Nervousness in the market ahead of key inflation data in the US and after strong inflation figures reported in the UK weighed on European credit derivatives markets on Tuesday.
Meanwhile, some single name credit default swaps, a kind of insurance against the non-payment of debt, were volatile on company-specific news.
The cost of insuring against a default for Valeo, the French auto parts maker, initially fell 15bp to 104bp following a report in La Tribune that the company will consider a capital increase in a bid to ward off a possible takeover attempt. However, Reuters has reported a Valeo spokesperson saying that the issue, which is on the agenda of a shareholder meeting is a formality and has nothing to do with any potential offer.
Valeo’s CDS widened further to 111bp late morning, meaning it now costs €111,000 a year to €10m of Valeo debt against default over five years.
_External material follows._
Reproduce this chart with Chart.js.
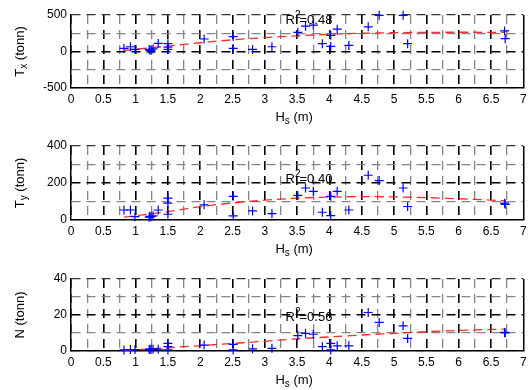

Meanwhile, Telecom Italia’s five-year CDS contract widened 3bp to 41bp on news that AT&T in the US has pulled out of exclusive talks to buy a stake in Olimpia, which controls Telecom Italia.
The overall market was trading wider, with the iTraxx Crossover index of junk-rated credits moving 2bp wider at a mid-price of 201.5bp while the main iTraxx Europe was also slightly wider at just over 23bp.